Popular Iranian-born Israeli singer Rita and American TV fixture Larry King will bookend the festival, which kicks off 7:30 p.m. Oct. 18 with the documentary “Rita Jahan Foruz.” The film recounts Rita’s rise to the top of the Israeli music scene. A Q&A with the singer and live performance follow the screening.
The festival ends Nov. 16 with a screening of “When Comedy Went to School,” a documentary exploring the impact of Jews on comedy over the decades. Brooklyn native and longtime CNN news host Larry King, 80, who is interviewed in the film, will accept the festival’s Lifetime Achievement Award.
In between, a variety of films that collectively shed light on Jewish life around the world. “This year we went the extra step and brought the biggest festival yet,” said program director Margalit Raviv. “We are showing more films, with more variety than ever before.”
Screenings take place at Campbell’s Camera 7 Theater at the Pruneyard Shopping Center, the Camera 12 in San Jose, and the Oshman Family Jewish Community Center in Palo Alto.

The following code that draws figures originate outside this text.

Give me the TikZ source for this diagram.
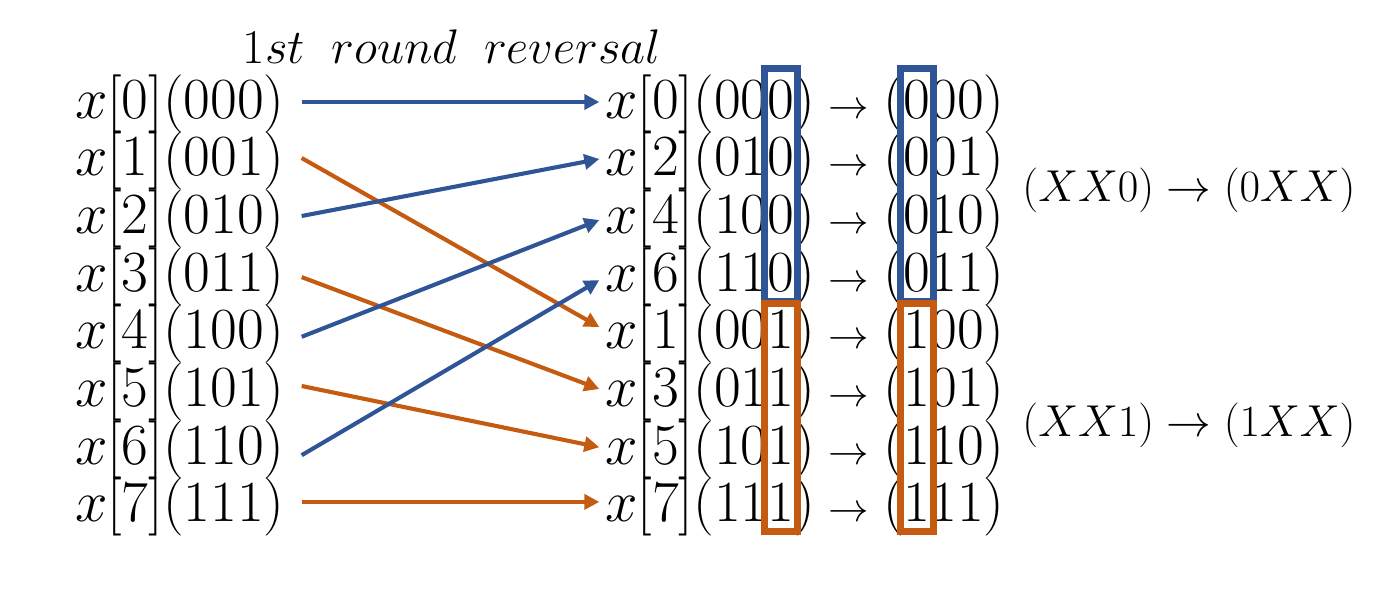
\documentclass[tikz,border=0pt]{standalone}
\usetikzlibrary{arrows.meta}
\definecolor{cblue}{RGB}{47,85,151}
\definecolor{corange}{RGB}{197,90,17}
\begin{document}
\begin{tikzpicture}[x=0.427pt,y=-0.427pt,
  lbl/.style={inner sep=0pt,outer sep=0pt,font=\fontsize{24.88}{30}\selectfont},
  lblsmall/.style={inner sep=0pt,outer sep=0pt,font=\fontsize{17.28}{21}\selectfont},
  lblright/.style={inner sep=0pt,outer sep=0pt,font=\fontsize{20.74}{25}\selectfont},
  conn/.style={line width=1.75pt,-{Triangle[length=6.4pt,width=6.4pt]}},
  bbox/.style={draw=cblue,line width=3pt},
  obox/.style={draw=corange,line width=3pt}]
\useasboundingbox (0,0) rectangle (1400,599);
\node[lblright] (title) at (452,47) {$1st\mkern10mu round\mkern10mu reversal$};
% left column
\foreach \i/\b in {0/000,1/001,2/010,3/011,4/100,5/101,6/110,7/111}{
  \pgfmathsetmacro\yb{118+57.7*\i}
  \node[lbl,anchor=base west] (L\i) at (75,\yb) {$x[\i](\b)$};
}
% middle columns
\foreach \r/\i/\a/\d in {0/0/00/0,1/2/01/0,2/4/10/0,3/6/11/0,4/1/00/1,5/3/01/1,6/5/10/1,7/7/11/1}{
  \pgfmathsetmacro\yb{118+57.7*\r}
  \node[lbl,anchor=base] (D\r) at (781,\yb) {$\d$};
  \node[lbl,anchor=base east] (M\i) at (D\r.base west) {$x[\i](\a$};
  \node[lbl,anchor=base west] (C\r) at (D\r.base east) {$)$};
  \node[lblsmall,anchor=base] (T\r) at (849,\yb) {$\rightarrow$};
  \node[lbl,anchor=base] (E\r) at (917,\yb) {$\d$};
  \node[lbl,anchor=base east] (P\r) at (E\r.base west) {$($};
  \node[lbl,anchor=base west] (F\r) at (E\r.base east) {$\a)$};
}
% connectors
\foreach \s/\sy/\ty/\c in {0/16/16/cblue,1/17.7/21.8/corange,2/17.4/16.7/cblue,3/14/17.5/corange,4/12/13.4/cblue,5/20.5/17/corange,6/9/11/cblue,7/20/20/corange}{
  \draw[conn,color=\c] ([shift={(17,-\sy)}]L\s.base east) -- ([shift={(-6,-\ty)}]M\s.base west);
}
% boxes
\draw[bbox] ([shift={(-3.5,-12)}]D0.north west) rectangle ([shift={(3.5,10.5)}]D3.south east);
\draw[bbox] ([shift={(-3.5,-12)}]E0.north west) rectangle ([shift={(3.5,10.5)}]E3.south east);
\draw[obox] ([shift={(-3.5,-7.5)}]D4.north west) rectangle ([shift={(3.5,9.5)}]D7.south east);
\draw[obox] ([shift={(-3.5,-7.5)}]E4.north west) rectangle ([shift={(3.5,9.5)}]E7.south east);
% right labels
\node[lblright] (r1) at (1189,190) {\scalebox{0.92}{$(XX0)\rightarrow(0XX)$}};
\node[lblright] (r2) at (1189,425) {\scalebox{0.92}{$(XX1)\rightarrow(1XX)$}};
\end{tikzpicture}
\end{document}
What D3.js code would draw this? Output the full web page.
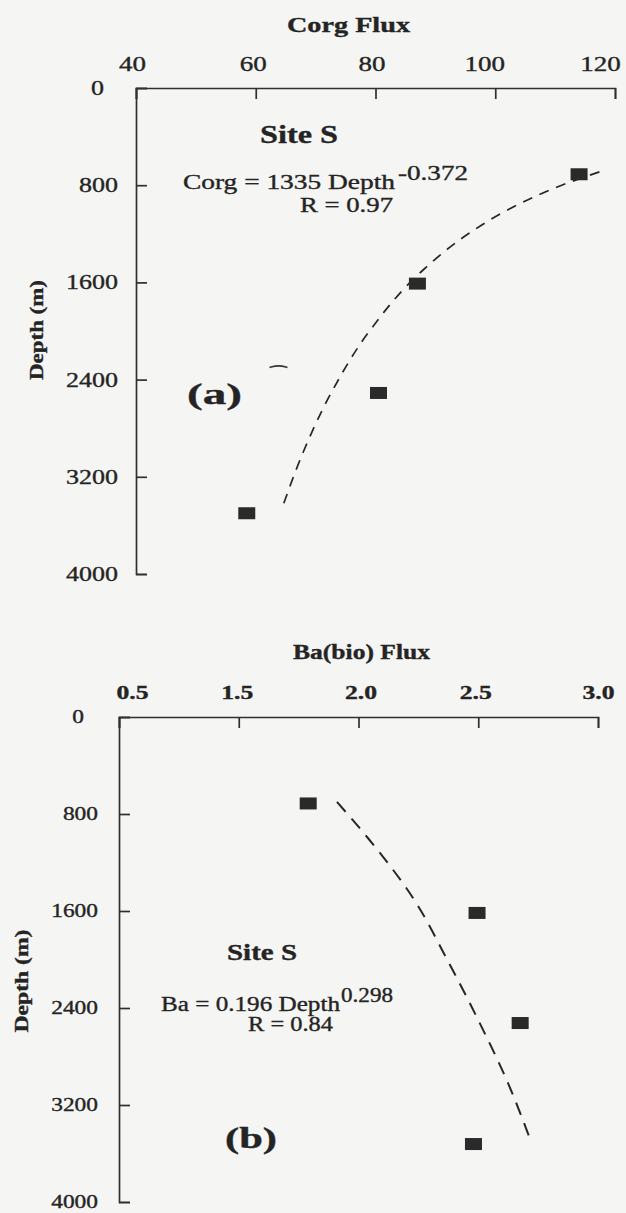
<!DOCTYPE html>
<html><head><meta charset="utf-8">
<script src="https://cdn.jsdelivr.net/npm/d3@7"></script>
<style>
html,body{margin:0;padding:0;background:#f5f5f3;}
svg{display:block;}
text{font-family:"Liberation Serif","Times New Roman",serif;fill:#242424;stroke:#242424;stroke-width:0.35px;}
</style></head><body>
<svg id="chart" width="626" height="1213"></svg>
<script>
// ---------- data ----------
const depthTicks = [0, 800, 1600, 2400, 3200, 4000];
const depthTickLabels = ["0", "800", "1600", "2400", "3200", "4000"];

const corgTicks = [40, 60, 80, 100, 120];
const corgTickLabels = ["40", "60", "80", "100", "120"];
const corgDepth = [710, 1610, 2510, 3500];
const corgFlux = [114.0, 87.0, 80.5, 58.5];
const corgFitDepth = [690, 800, 1000, 1200, 1500, 2000, 2500, 3000, 3430];
const corgFitFlux = [117.4, 111.1, 102.2, 95.5, 87.9, 79.0, 72.7, 67.9, 64.6];

const baTicks = [1.0, 1.5, 2.0, 2.5, 3.0];
const baTickLabels = ["0.5", "1.5", "2.0", "2.5", "3.0"];
const baDepth = [713, 1616, 2524, 3522];
const baFlux = [1.79, 2.495, 2.675, 2.48];
const baFitDepth = [700, 1000, 1500, 2000, 2500, 3000, 3500];
const baFitFlux = [1.91, 2.04, 2.23, 2.37, 2.50, 2.62, 2.72];

// ---------- helpers ----------
const svg = d3.select("#chart");
const INK = "#242424";

function fitWidth(sel, w) {
  sel.attr("textLength", w).attr("lengthAdjust", "spacingAndGlyphs");
}
function stretch(sel, f) {
  sel.each(function () {
    const n = this.getComputedTextLength();
    this.setAttribute("textLength", n * f);
    this.setAttribute("lengthAdjust", "spacingAndGlyphs");
  });
}
function label(g, txt, x, y, size, weight, width, anchor) {
  const t = g.append("text").attr("x", x).attr("y", y)
    .attr("font-size", size).attr("font-weight", weight || "normal")
    .attr("text-anchor", anchor || "start").text(txt);
  if (width) fitWidth(t, width);
  return t;
}

function panel(cfg) {
  const g = svg.append("g");
  const x = d3.scaleLinear().domain(cfg.xDomain).range(cfg.xRange);
  const y = d3.scaleLinear().domain([0, 4000]).range(cfg.yRange);

  // top axis, ticks pointing inward
  const ax = g.append("g").attr("transform", `translate(0,${cfg.yRange[0]})`)
    .call(d3.axisTop(x).tickValues(cfg.xTicks)
      .tickFormat((d, i) => cfg.xLabels[i])
      .tickSizeInner(-11).tickSizeOuter(-11).tickPadding(cfg.xPad));
  ax.selectAll("text").attr("font-size", cfg.xFont).attr("font-weight", cfg.xWeight)
    .attr("fill", INK).attr("font-family", '"Liberation Serif", serif');
  stretch(ax.selectAll("text"), cfg.xStretch);
  ax.selectAll(".tick text").attr("dx", (d, i) => cfg.xLabelDx[i]);

  // left axis, ticks pointing inward
  const ay = g.append("g").attr("transform", `translate(${cfg.xRange[0]},0)`)
    .call(d3.axisLeft(y).tickValues(depthTicks)
      .tickFormat((d, i) => depthTickLabels[i])
      .tickSizeInner(-11).tickSizeOuter(-11).tickPadding(cfg.yPad));
  ay.selectAll("text").attr("font-size", cfg.yFont).attr("fill", INK)
    .attr("font-family", '"Liberation Serif", serif');
  stretch(ay.selectAll("text"), 1.3);
  ay.selectAll(".tick").filter(d => d === 0).select("text").attr("dx", -14);

  [ax, ay].forEach(a => {
    a.selectAll("path,line").attr("stroke", "#303030").attr("stroke-width", 1.7);
  });

  // fitted dashed curve
  const pts = cfg.fitDepth.map((d, i) => [cfg.fitFlux[i], d]);
  g.append("path").datum(pts)
    .attr("d", d3.line().x(p => x(p[0])).y(p => y(p[1])).curve(d3.curveMonotoneY))
    .attr("fill", "none").attr("stroke", "#262626").attr("stroke-width", cfg.dashWidth)
    .attr("stroke-dasharray", cfg.dash);

  // data squares
  g.selectAll("rect.pt").data(cfg.depth.map((d, i) => [cfg.flux[i], d]))
    .enter().append("rect").attr("class", "pt")
    .attr("x", p => x(p[0]) - 8.5).attr("y", p => y(p[1]) - 6)
    .attr("width", 17).attr("height", 12).attr("fill", "#2a2a2a");

  return { g, x, y };
}

// ---------- panel (a) ----------
const A = panel({
  xDomain: [40, 120], xRange: [136, 615], yRange: [88, 574],
  xTicks: corgTicks, xLabels: corgTickLabels, xLabelDx: [-4, -3, -4, -11, -15],
  xFont: 20, xWeight: "normal", xStretch: 1.35, xPad: 17,
  yFont: 20, yPad: 18,
  fitDepth: corgFitDepth, fitFlux: corgFitFlux, dash: "10,8", dashWidth: 1.7,
  depth: corgDepth, flux: corgFlux
});
label(A.g, "Corg Flux", 287, 32, 21, "bold", 123);
label(A.g, "Site S", 260, 143, 25, "bold", 78);
label(A.g, "Corg = 1335 Depth", 183, 189, 20, "normal", 212);
label(A.g, "-0.372", 398, 180, 20, "normal", 70);
label(A.g, "R = 0.97", 300, 212, 20, "normal", 93);
label(A.g, "(a)", 187, 404, 30, "bold", 55);
A.g.append("text").attr("transform", "translate(43,330) rotate(-90)")
  .attr("text-anchor", "middle").attr("font-size", 18).attr("font-weight", "bold")
  .text("Depth (m)").call(fitWidth, 100);
// small stray mark in the scan
A.g.append("path")
  .attr("d", d3.line().x(p => A.x(p[0])).y(p => A.y(p[1])).curve(d3.curveBasis)([[62.3, 2300], [63.8, 2280], [65.3, 2300]]))
  .attr("fill", "none").attr("stroke", "#333").attr("stroke-width", 1.6);

// ---------- panel (b) ----------
const B = panel({
  xDomain: [1.0, 3.0], xRange: [119, 598], yRange: [717, 1202],
  xTicks: baTicks, xLabels: baTickLabels, xLabelDx: [13, -2, 2, -3, 0],
  xFont: 19, xWeight: "bold", xStretch: 1.35, xPad: 18,
  yFont: 18, yPad: 21,
  fitDepth: baFitDepth, fitFlux: baFitFlux, dash: "13,9", dashWidth: 2,
  depth: baDepth, flux: baFlux
});
label(B.g, "Ba(bio) Flux", 293, 659, 21, "bold", 137);
label(B.g, "Site S", 227, 960, 23, "bold", 70);
label(B.g, "Ba = 0.196 Depth", 161, 1011, 20, "normal", 179);
label(B.g, "0.298", 341, 1002, 20, "normal", 52);
label(B.g, "R = 0.84", 248, 1031, 20, "normal", 85);
label(B.g, "(b)", 225, 1148, 30, "bold", 52);
B.g.append("text").attr("transform", "translate(28,981) rotate(-90)")
  .attr("text-anchor", "middle").attr("font-size", 18).attr("font-weight", "bold")
  .text("Depth (m)").call(fitWidth, 103);
</script>
</body></html>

As always many features come from Israel. This year, they include “Brave Miss World,” a 2013 documentary about an Israeli beauty queen who survived a brutal rape and went on to speak out about violence against women.
Also slated: “Cupcakes,” about a group of Israelis competing in an international singing contest; “Arabani,” the first feature film by an Israeli Druze director; and the Israeli film “Hunting Elephants,” a bank heist caper from 2013 starring British actor Patrick Stewart.
Dramas include “Aftermath,” an acclaimed Polish thriller about the cover-up of a Holocaust-era massacre; “Out in the Dark,” a taut Israeli film about an Israeli and a Palestinian and their forbidden relationship; and “Ida,” a Polish film from last year about a nun who discovers her Jewish heritage.
Raviv said she and her colleagues made an effort to reach out to younger filmgoers this year. She cites the American family comedy “Blumenthal” and the wacky romance “One Small Hitch” as prime cinematic bait.
Young people are not her only target audience. With the South Bay now home to tens of thousands of Israeli ex-pats, the festival logically features many Israeli titles, especially given the ever-increasing quality of Israeli cinema.
“They are putting more effort into understanding the international market,” she says of Israeli filmmakers. “They want to be part of the international industry and have people come to their movies.”
Raviv, too, is thinking big. “Our main goal is to reach out,” she says. “Not only to Israelis and American Jews. We want everyone. We target everyone. The one thing I’m really proud of this year is we tried to add a broader flavor to the festival.”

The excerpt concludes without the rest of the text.